From your statement in the post #1 it is obvious that there are some points between $2-\sqrt{2}$ and $7$, which are not included into $U$. In other words, there is “a gap” between $2+\sqrt{2}$ and $7$. By definition, $U$ can not be an interval.

 

[mcastillo356]

Hi, dear PF, @Gavran, brilliant your post, but I've decided not to quote yours, and get with some textbook on Topology. I won't either ask the Forum for suggestions about any required reading. I confess I've been talking in my posts this thread like a parrot that copies answers from a Spanish maths forum, ie, without nearly a bit of understanding. My next step will be to turn to the original source. Paradoxically, I will ask Rincón Matemático for English written reference book.

The contains will have to include topology of the real line.

I've tried hard not to ramble, but take this post as a draft, although I'm going to publish it. The reason is that from this moment I start from void, I mean, from zero. The target is the only thing I know right now: introduction to topology.

Hope this is all understandable. If it is not, I beg for questions, or whatever.



Marcos, at 21/01, 2 am

 

[WWGD]

Hi, dear PF, @Gavran, brilliant your post, but I've decided not to quote yours, and get with some textbook on Topology. I won't either ask the Forum for suggestions about any required reading. I confess I've been talking in my posts this thread like a parrot that copies answers from a Spanish maths forum, ie, without nearly a bit of understanding. My next step will be to turn to the original source. Paradoxically, I will ask Rincón Matemático for English written reference book.

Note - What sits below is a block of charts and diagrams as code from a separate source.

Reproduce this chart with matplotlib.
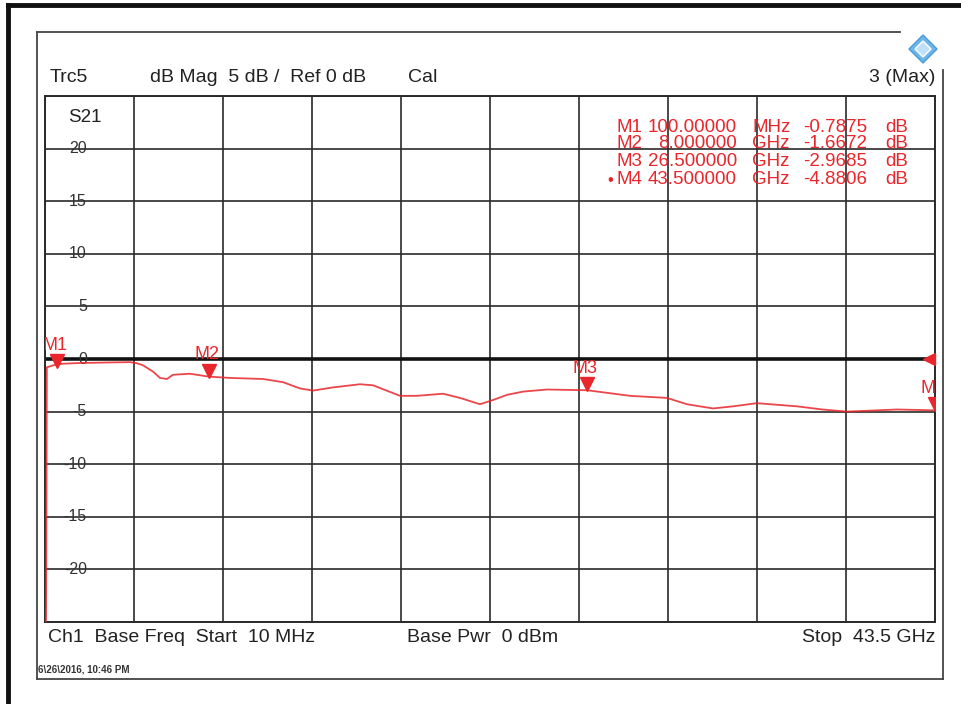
import numpy as np
import matplotlib
matplotlib.use("Agg")
import matplotlib.pyplot as plt
from matplotlib import transforms
from matplotlib.lines import Line2D
from matplotlib.patches import Polygon

plt.rcParams['font.family'] = ['Liberation Sans', 'DejaVu Sans']

# S21 trace (GHz, dB)
freq_ghz = [0.01, 0.07, 0.10, 0.25, 0.50, 0.89, 1.70, 2.55, 3.40, 4.16, 4.50, 4.80,
            5.29, 5.63, 5.97, 6.26, 7.09, 8.00, 9.05, 10.66, 11.64, 12.47, 13.11,
            14.08, 15.40, 16.04, 16.70, 17.36, 18.19, 19.46, 20.29, 21.27, 21.90,
            22.60, 23.37, 24.54, 26.50, 28.60, 30.40, 31.38, 32.65, 33.63, 34.80,
            36.76, 38.00, 39.20, 41.64, 43.50]
s21_db = [-45.0, -20.0, -0.79, -0.70, -0.55, -0.45, -0.38, -0.35, -0.32, -0.30, -0.40, -0.60,
          -1.20, -1.80, -1.90, -1.50, -1.40, -1.67, -1.80, -1.90, -2.20, -2.80, -3.00,
          -2.70, -2.40, -2.50, -3.00, -3.50, -3.50, -3.30, -3.70, -4.30, -3.90,
          -3.40, -3.10, -2.90, -2.97, -3.50, -3.70, -4.30, -4.70, -4.50, -4.20,
          -4.50, -4.80, -5.00, -4.80, -4.88]

marker_names = ['M1', 'M2', 'M3', 'M4']
marker_freq = [0.1, 8.0, 26.5, 43.5]
marker_db = [-0.7875, -1.6672, -2.9685, -4.8806]
marker_freq_text = ['100.00000', '8.000000', '26.500000', '43.500000']
marker_units = ['MHz', 'GHz', 'GHz', 'GHz']

y_labels = [20, 15, 10, 5, 0, -5, -10, -15, -20]

W, H = 961, 704
red = '#e8262b'
txt = '#222222'
fs = 14

fig = plt.figure(figsize=(W / 100, H / 100), dpi=100)


def fx(px):
    return px / W


def fy(py):
    return 1 - py / H


# frames
fig.add_artist(Line2D([fx(8), fx(8)], [0, fy(5)], lw=3.5, color='#111', transform=fig.transFigure))
fig.add_artist(Line2D([fx(8), 1], [fy(5), fy(5)], lw=3.5, color='#111', transform=fig.transFigure))
inner = '#444444'
fig.add_artist(Line2D([fx(37), fx(37)], [fy(679), fy(32)], lw=1.3, color=inner, transform=fig.transFigure))
fig.add_artist(Line2D([fx(37), fx(900)], [fy(32), fy(32)], lw=1.3, color=inner, transform=fig.transFigure))
fig.add_artist(Line2D([fx(943), fx(943)], [fy(679), fy(70)], lw=1.3, color=inner, transform=fig.transFigure))
fig.add_artist(Line2D([fx(37), fx(943)], [fy(679), fy(679)], lw=1.3, color=inner, transform=fig.transFigure))

# logo
fig.add_artist(Polygon([(fx(923), fy(35)), (fx(937), fy(49)), (fx(923), fy(63)), (fx(909), fy(49))],
                       closed=True, facecolor='#6db6ea', edgecolor='#4a9ad6', lw=1, transform=fig.transFigure))
fig.add_artist(Polygon([(fx(923), fy(41)), (fx(931), fy(49)), (fx(923), fy(57)), (fx(915), fy(49))],
                       closed=True, facecolor='#bfe0f7', edgecolor='white', lw=1, transform=fig.transFigure))

ax = fig.add_axes([fx(45), fy(622), fx(935) - fx(45), fy(96) - fy(622)])
ax.set_xlim(0.01, 43.5)
ax.set_ylim(-25, 25)
ax.set_xticks(np.linspace(0.01, 43.5, 11))
ax.set_yticks(np.arange(-25, 26, 5))
ax.tick_params(length=0, labelbottom=False, labelleft=False)
ax.grid(True, color='#2a2a2a', lw=1.2)
for s in ax.spines.values():
    s.set_color('#2a2a2a')
    s.set_linewidth(1.4)
ax.axhline(0, color='#111', lw=2.6, zorder=2)

ylab_tr = transforms.blended_transform_factory(ax.transAxes, ax.transData)
for v in y_labels:
    ax.text(0.047, v, str(v), transform=ylab_tr, ha='right', va='center',
            fontsize=11.5, color='#333')
ax.text(0.045, 0.96, 'S21', transform=ax.transAxes, ha='center', va='center',
        fontsize=13.5, color=txt)

ax.plot(freq_ghz, s21_db, color=red, lw=1.3, alpha=0.85, zorder=3)

# marker symbols; the first one is nudged inside the grid like on the instrument
for i, (name, f, v) in enumerate(zip(marker_names, marker_freq, marker_db)):
    dx = 10 if i == 0 else 0
    tri_tr = transforms.offset_copy(ax.transData, fig=fig, x=dx, y=6, units='dots')
    ax.plot([f], [v], ls='none', marker='v', ms=10, color=red, transform=tri_tr, zorder=4)
    lab_tr = transforms.offset_copy(ax.transData, fig=fig, x=dx - 2, y=22, units='dots')
    t = ax.text(f, v, name, transform=lab_tr, ha='center', va='center', color=red,
                fontsize=13, zorder=5, clip_on=True)
    t.set_clip_box(ax.bbox)

# reference level arrow at right edge
ref_tr = ylab_tr + transforms.ScaledTranslation(-6 / 100, 0, fig.dpi_scale_trans)
ax.plot([1.0], [0], marker='<', ms=9, color=red, transform=ref_tr, clip_on=False, zorder=5)

# marker table
rows_y = [127, 144, 162, 180]
for i, ry in enumerate(rows_y):
    if i == 3:
        fig.text(fx(610), fy(ry), '\u2022', color=red, ha='center', va='center', fontsize=12)
    fig.text(fx(617), fy(ry), marker_names[i], color=red, ha='left', va='center', fontsize=13.5)
    fig.text(fx(737), fy(ry), marker_freq_text[i], color=red, ha='right', va='center', fontsize=13.5)
    fig.text(fx(752), fy(ry), marker_units[i], color=red, ha='left', va='center', fontsize=13.5)
    fig.text(fx(867), fy(ry), '%.4f' % marker_db[i], color=red, ha='right', va='center', fontsize=13.5)
    fig.text(fx(885), fy(ry), 'dB', color=red, ha='left', va='center', fontsize=13.5)

# header / footer
fig.text(fx(50), fy(77), 'Trc5', ha='left', va='center', fontsize=fs, color=txt)
fig.text(fx(150), fy(77), 'dB Mag  5 dB /  Ref 0 dB', ha='left', va='center', fontsize=fs, color=txt)
fig.text(fx(408), fy(77), 'Cal', ha='left', va='center', fontsize=fs, color=txt)
fig.text(fx(935), fy(77), '3 (Max)', ha='right', va='center', fontsize=fs, color=txt)

fig.text(fx(48), fy(638), 'Ch1  Base Freq  Start  10 MHz', ha='left', va='center', fontsize=fs, color=txt)
fig.text(fx(407), fy(638), 'Base Pwr  0 dBm', ha='left', va='center', fontsize=fs, color=txt)
fig.text(fx(935), fy(638), 'Stop  43.5 GHz', ha='right', va='center', fontsize=fs, color=txt)
fig.text(fx(38), fy(670), '6\\26\\2016, 10:46 PM', ha='left', va='center', fontsize=7,
         color='#333', fontweight='bold')

fig.savefig('out.png', dpi=100)
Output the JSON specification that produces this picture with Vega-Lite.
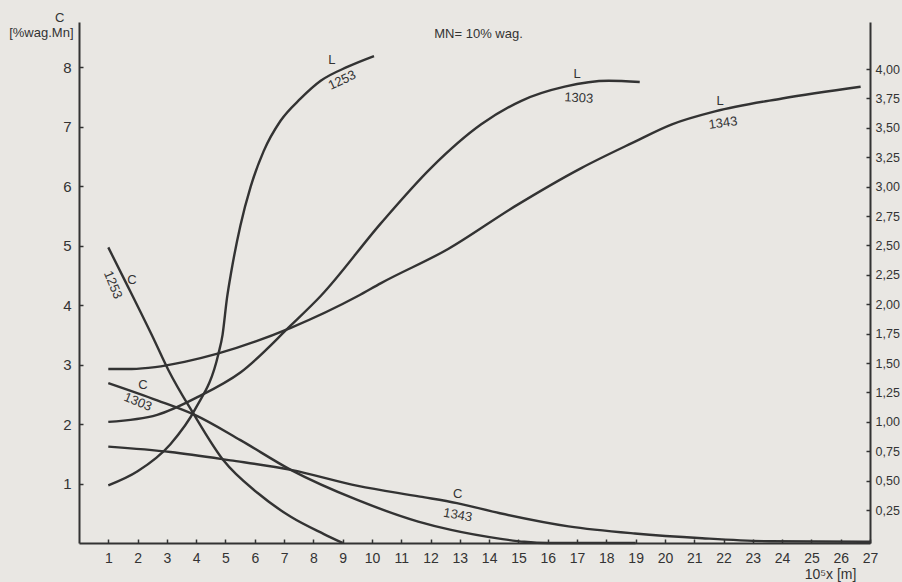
{
  "$schema": "https://vega.github.io/schema/vega-lite/v6.json",
  "width": 791,
  "height": 521,
  "autosize": {"type": "none"},
  "padding": {"left": 79, "top": 22, "right": 32, "bottom": 39},
  "background": "#e9e7e3",
  "config": {
    "view": {"stroke": null},
    "font": "Liberation Sans",
    "axis": {
      "domainColor": "#333333",
      "domainWidth": 2,
      "tickColor": "#333333",
      "tickWidth": 1.5,
      "labelColor": "#333333",
      "titleColor": "#333333",
      "titleFontWeight": "normal",
      "grid": false,
      "labelOverlap": false
    }
  },
  "title": {
    "text": "MN= 10% wag.",
    "anchor": "middle",
    "frame": "group",
    "offset": -40,
    "baseline": "alphabetic",
    "dx": 4,
    "fontSize": 13,
    "fontWeight": "normal",
    "color": "#333333"
  },
  "datasets": {
    "cdata": [
      {"s": "C1253", "x": 1, "c": 4.97}, {"s": "C1253", "x": 1.61, "c": 4.37}, {"s": "C1253", "x": 2.57, "c": 3.41},
      {"s": "C1253", "x": 3.05, "c": 2.91}, {"s": "C1253", "x": 3.9, "c": 2.18}, {"s": "C1253", "x": 4.93, "c": 1.39},
      {"s": "C1253", "x": 6.1, "c": 0.84}, {"s": "C1253", "x": 7.23, "c": 0.44}, {"s": "C1253", "x": 8.36, "c": 0.15},
      {"s": "C1253", "x": 9.0, "c": 0.0},
      {"s": "C1303", "x": 1, "c": 2.69}, {"s": "C1303", "x": 2.67, "c": 2.4}, {"s": "C1303", "x": 3.97, "c": 2.15},
      {"s": "C1303", "x": 5.51, "c": 1.73}, {"s": "C1303", "x": 7.23, "c": 1.23}, {"s": "C1303", "x": 9.52, "c": 0.72},
      {"s": "C1303", "x": 11.58, "c": 0.36}, {"s": "C1303", "x": 12.7, "c": 0.22}, {"s": "C1303", "x": 14.4, "c": 0.07},
      {"s": "C1303", "x": 15.2, "c": 0.02}, {"s": "C1303", "x": 16, "c": 0.0}, {"s": "C1303", "x": 17, "c": 0.0},
      {"s": "C1303", "x": 19, "c": 0.0},
      {"s": "C1343", "x": 1, "c": 1.62}, {"s": "C1343", "x": 3.12, "c": 1.53}, {"s": "C1343", "x": 5.17, "c": 1.39},
      {"s": "C1343", "x": 7.23, "c": 1.23}, {"s": "C1343", "x": 9.52, "c": 0.96}, {"s": "C1343", "x": 11.64, "c": 0.78},
      {"s": "C1343", "x": 12.9, "c": 0.67}, {"s": "C1343", "x": 14.37, "c": 0.5}, {"s": "C1343", "x": 16.71, "c": 0.28},
      {"s": "C1343", "x": 18.97, "c": 0.16}, {"s": "C1343", "x": 21.27, "c": 0.08}, {"s": "C1343", "x": 23.56, "c": 0.03},
      {"s": "C1343", "x": 27, "c": 0.02}
    ],
    "ldata": [
      {"s": "L1253", "x": 1, "l": 0.46}, {"s": "L1253", "x": 2, "l": 0.58}, {"s": "L1253", "x": 3.12, "l": 0.81},
      {"s": "L1253", "x": 3.97, "l": 1.11}, {"s": "L1253", "x": 4.76, "l": 1.58}, {"s": "L1253", "x": 4.9, "l": 1.74},
      {"s": "L1253", "x": 5.05, "l": 2.05}, {"s": "L1253", "x": 5.2, "l": 2.28}, {"s": "L1253", "x": 5.51, "l": 2.67},
      {"s": "L1253", "x": 5.86, "l": 3.0}, {"s": "L1253", "x": 6.3, "l": 3.3}, {"s": "L1253", "x": 6.88, "l": 3.56},
      {"s": "L1253", "x": 7.57, "l": 3.75}, {"s": "L1253", "x": 8.25, "l": 3.9}, {"s": "L1253", "x": 9.18, "l": 4.02},
      {"s": "L1253", "x": 10.07, "l": 4.11},
      {"s": "L1303", "x": 1, "l": 1.0}, {"s": "L1303", "x": 2.67, "l": 1.06}, {"s": "L1303", "x": 4.04, "l": 1.21},
      {"s": "L1303", "x": 5.51, "l": 1.42}, {"s": "L1303", "x": 7.23, "l": 1.82}, {"s": "L1303", "x": 8.25, "l": 2.07},
      {"s": "L1303", "x": 10.31, "l": 2.69}, {"s": "L1303", "x": 12.02, "l": 3.16}, {"s": "L1303", "x": 13.73, "l": 3.53},
      {"s": "L1303", "x": 15.1, "l": 3.73}, {"s": "L1303", "x": 16.58, "l": 3.85}, {"s": "L1303", "x": 18.08, "l": 3.9},
      {"s": "L1303", "x": 19.14, "l": 3.89},
      {"s": "L1343", "x": 1, "l": 1.45}, {"s": "L1343", "x": 1.8, "l": 1.45}, {"s": "L1343", "x": 2.6, "l": 1.465},
      {"s": "L1343", "x": 3.6, "l": 1.51}, {"s": "L1343", "x": 4.73, "l": 1.58},
      {"s": "L1343", "x": 7.23, "l": 1.8}, {"s": "L1343", "x": 9.52, "l": 2.07}, {"s": "L1343", "x": 10.31, "l": 2.18},
      {"s": "L1343", "x": 12.6, "l": 2.47}, {"s": "L1343", "x": 14.86, "l": 2.83}, {"s": "L1343", "x": 17.16, "l": 3.16},
      {"s": "L1343", "x": 18.87, "l": 3.37}, {"s": "L1343", "x": 20.24, "l": 3.53}, {"s": "L1343", "x": 21.71, "l": 3.64},
      {"s": "L1343", "x": 24.0, "l": 3.75}, {"s": "L1343", "x": 26.68, "l": 3.85}
    ],
    "letters": [
      {"t": "L", "x": 8.63, "c": 8.12}, {"t": "L", "x": 17.0, "c": 7.88}, {"t": "L", "x": 21.88, "c": 7.43},
      {"t": "C", "x": 1.81, "c": 4.42}, {"t": "C", "x": 2.18, "c": 2.66}, {"t": "C", "x": 12.93, "c": 0.82}
    ],
    "n1": [{"t": "1253", "x": 8.98, "c": 7.78}],
    "n2": [{"t": "1303", "x": 17.06, "c": 7.48}],
    "n3": [{"t": "1343", "x": 21.98, "c": 7.06}],
    "n4": [{"t": "1253", "x": 1.16, "c": 4.34}],
    "n5": [{"t": "1303", "x": 2.01, "c": 2.37}],
    "n6": [{"t": "1343", "x": 12.93, "c": 0.47}]
  },
  "encoding": {
    "x": {
      "field": "x", "type": "quantitative",
      "scale": {"domain": [0, 27], "nice": false, "zero": false},
      "axis": {
        "values": [1,2,3,4,5,6,7,8,9,10,11,12,13,14,15,16,17,18,19,20,21,22,23,24,25,26,27],
        "tickSize": -4, "labelPadding": 12, "labelFontSize": 14, "labelFlush": false, "labelOverlap": false,
        "labelBound": false,
        "title": "10⁵x [m]", "titleX": 751, "titleY": 35, "titleAlign": "center",
        "titleBaseline": "alphabetic", "titleFontSize": 14
      }
    }
  },
  "layer": [
    {
      "data": {"name": "cdata"},
      "mark": {"type": "line", "interpolate": "monotone", "color": "#333333", "strokeWidth": 2.4},
      "encoding": {
        "y": {
          "field": "c", "type": "quantitative",
          "scale": {"domain": [0, 8.76], "nice": false, "zero": false},
          "axis": {
            "orient": "left", "values": [1,2,3,4,5,6,7,8], "tickSize": -4, "labelPadding": 12,
            "labelFontSize": 15, "labelOverlap": false,
            "title": ["C\u2002\u2009\u200b", "[%wag.Mn]"], "titleAngle": 0, "titleAlign": "right",
            "titleX": -6, "titleY": -1, "titleBaseline": "alphabetic", "titleFontSize": 13,
            "titleLineHeight": 15
          }
        },
        "detail": {"field": "s"}
      }
    },
    {
      "data": {"name": "ldata"},
      "mark": {"type": "line", "interpolate": "monotone", "color": "#333333", "strokeWidth": 2.4},
      "encoding": {
        "y": {
          "field": "l", "type": "quantitative",
          "scale": {"domain": [-0.03, 4.4], "nice": false, "zero": false},
          "axis": {
            "orient": "right", "values": [0.25,0.5,0.75,1,1.25,1.5,1.75,2,2.25,2.5,2.75,3,3.25,3.5,3.75,4],
            "tickSize": -4, "labelPadding": 9, "labelFontSize": 12.5, "labelOverlap": false,
            "labelExpr": "replace(format(datum.value, '.2f'), '.', ',')",
            "title": null
          }
        },
        "detail": {"field": "s"}
      }
    },
    {
      "layer": [
        {
          "data": {"name": "letters"},
          "mark": {"type": "text", "fontSize": 13, "color": "#333333", "align": "center", "baseline": "middle"},
          "encoding": {
            "y": {"field": "c", "type": "quantitative", "scale": {"domain": [0, 8.76], "nice": false, "zero": false}, "axis": null},
            "text": {"field": "t"}
          }
        },
        {
          "data": {"name": "n1"},
          "mark": {"type": "text", "fontSize": 13, "color": "#333333", "align": "center", "baseline": "middle", "angle": 335},
          "encoding": {"y": {"field": "c", "type": "quantitative", "axis": null}, "text": {"field": "t"}}
        },
        {
          "data": {"name": "n2"},
          "mark": {"type": "text", "fontSize": 13, "color": "#333333", "align": "center", "baseline": "middle", "angle": 3},
          "encoding": {"y": {"field": "c", "type": "quantitative", "axis": null}, "text": {"field": "t"}}
        },
        {
          "data": {"name": "n3"},
          "mark": {"type": "text", "fontSize": 13, "color": "#333333", "align": "center", "baseline": "middle", "angle": 352},
          "encoding": {"y": {"field": "c", "type": "quantitative", "axis": null}, "text": {"field": "t"}}
        },
        {
          "data": {"name": "n4"},
          "mark": {"type": "text", "fontSize": 13, "color": "#333333", "align": "center", "baseline": "middle", "angle": 68},
          "encoding": {"y": {"field": "c", "type": "quantitative", "axis": null}, "text": {"field": "t"}}
        },
        {
          "data": {"name": "n5"},
          "mark": {"type": "text", "fontSize": 13, "color": "#333333", "align": "center", "baseline": "middle", "angle": 22},
          "encoding": {"y": {"field": "c", "type": "quantitative", "axis": null}, "text": {"field": "t"}}
        },
        {
          "data": {"name": "n6"},
          "mark": {"type": "text", "fontSize": 13, "color": "#333333", "align": "center", "baseline": "middle", "angle": 10},
          "encoding": {"y": {"field": "c", "type": "quantitative", "axis": null}, "text": {"field": "t"}}
        }
      ]
    }
  ],
  "resolve": {"scale": {"y": "independent"}}
}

The contains will have to include topology of the real line.

I've tried hard not to ramble, but take this post as a draft, although I'm going to publish it. The reason is that from this moment I start from void, I mean, from zero. The target is the only thing I know right now: introduction to topology.

Hope this is all understandable. If it is not, I beg for questions, or whatever.



Marcos, at 21/01, 2 am

Make sure el Runcon Matemático is an open set !!.